The problem: Read the listing below and copy out every line that holds "this".
··· Raw records
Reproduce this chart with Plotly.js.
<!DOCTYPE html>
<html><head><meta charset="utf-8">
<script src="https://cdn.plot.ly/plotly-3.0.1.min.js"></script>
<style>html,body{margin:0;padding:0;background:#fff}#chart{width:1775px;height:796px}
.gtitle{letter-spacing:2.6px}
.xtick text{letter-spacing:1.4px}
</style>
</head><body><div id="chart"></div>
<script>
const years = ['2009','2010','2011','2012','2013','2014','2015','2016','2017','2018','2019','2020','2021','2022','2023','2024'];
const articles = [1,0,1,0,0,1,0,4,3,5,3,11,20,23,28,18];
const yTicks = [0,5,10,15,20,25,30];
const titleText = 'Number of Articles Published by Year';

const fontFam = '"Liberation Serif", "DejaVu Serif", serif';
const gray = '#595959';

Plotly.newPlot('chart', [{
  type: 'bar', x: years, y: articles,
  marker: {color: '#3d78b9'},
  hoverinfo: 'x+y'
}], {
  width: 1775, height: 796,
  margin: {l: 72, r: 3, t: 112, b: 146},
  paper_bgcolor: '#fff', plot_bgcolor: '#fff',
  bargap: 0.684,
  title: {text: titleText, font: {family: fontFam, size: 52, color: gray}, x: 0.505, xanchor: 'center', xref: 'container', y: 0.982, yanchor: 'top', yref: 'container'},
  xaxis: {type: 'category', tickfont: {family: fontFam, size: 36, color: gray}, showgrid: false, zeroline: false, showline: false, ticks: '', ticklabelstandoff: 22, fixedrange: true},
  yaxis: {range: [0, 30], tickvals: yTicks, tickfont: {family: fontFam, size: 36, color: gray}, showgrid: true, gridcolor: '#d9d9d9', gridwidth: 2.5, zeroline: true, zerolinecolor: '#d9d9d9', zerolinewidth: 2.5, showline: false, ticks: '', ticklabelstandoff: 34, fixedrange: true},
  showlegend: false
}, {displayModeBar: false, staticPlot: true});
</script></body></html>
······
··· Raw records
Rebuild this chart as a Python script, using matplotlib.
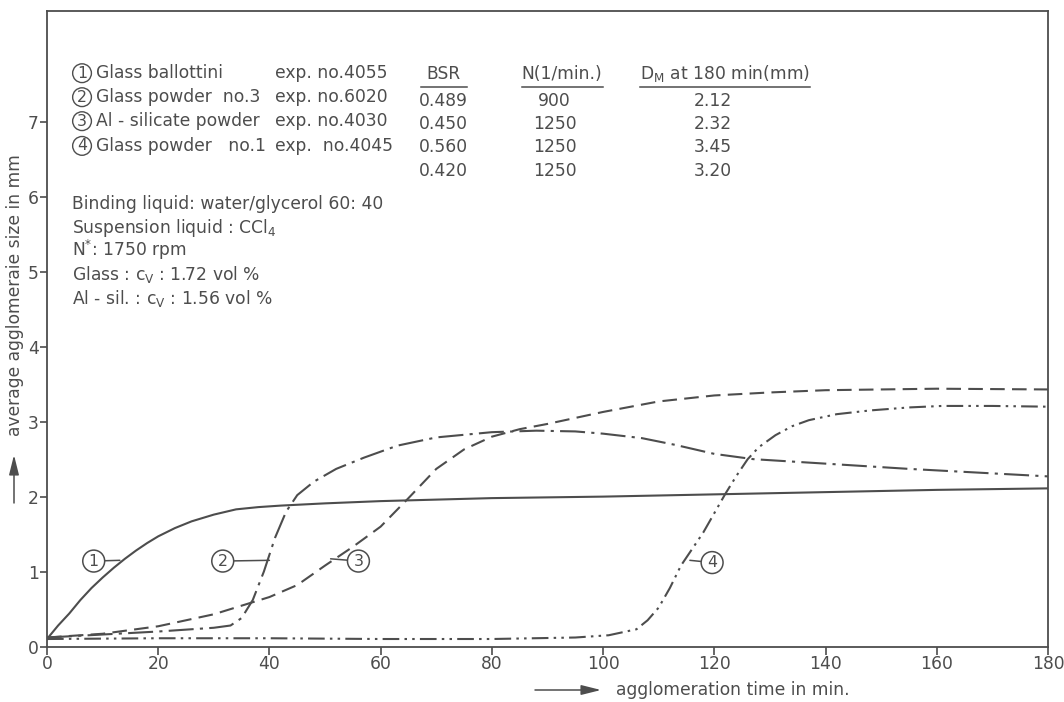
······
··· Raw records
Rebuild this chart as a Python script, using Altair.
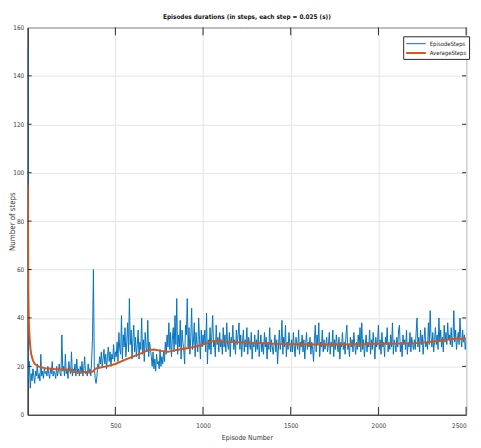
······
Task answer:
Reproduce this chart with Plotly.js.
Rebuild this chart as a Python script, using matplotlib.
Rebuild this chart as a Python script, using Altair.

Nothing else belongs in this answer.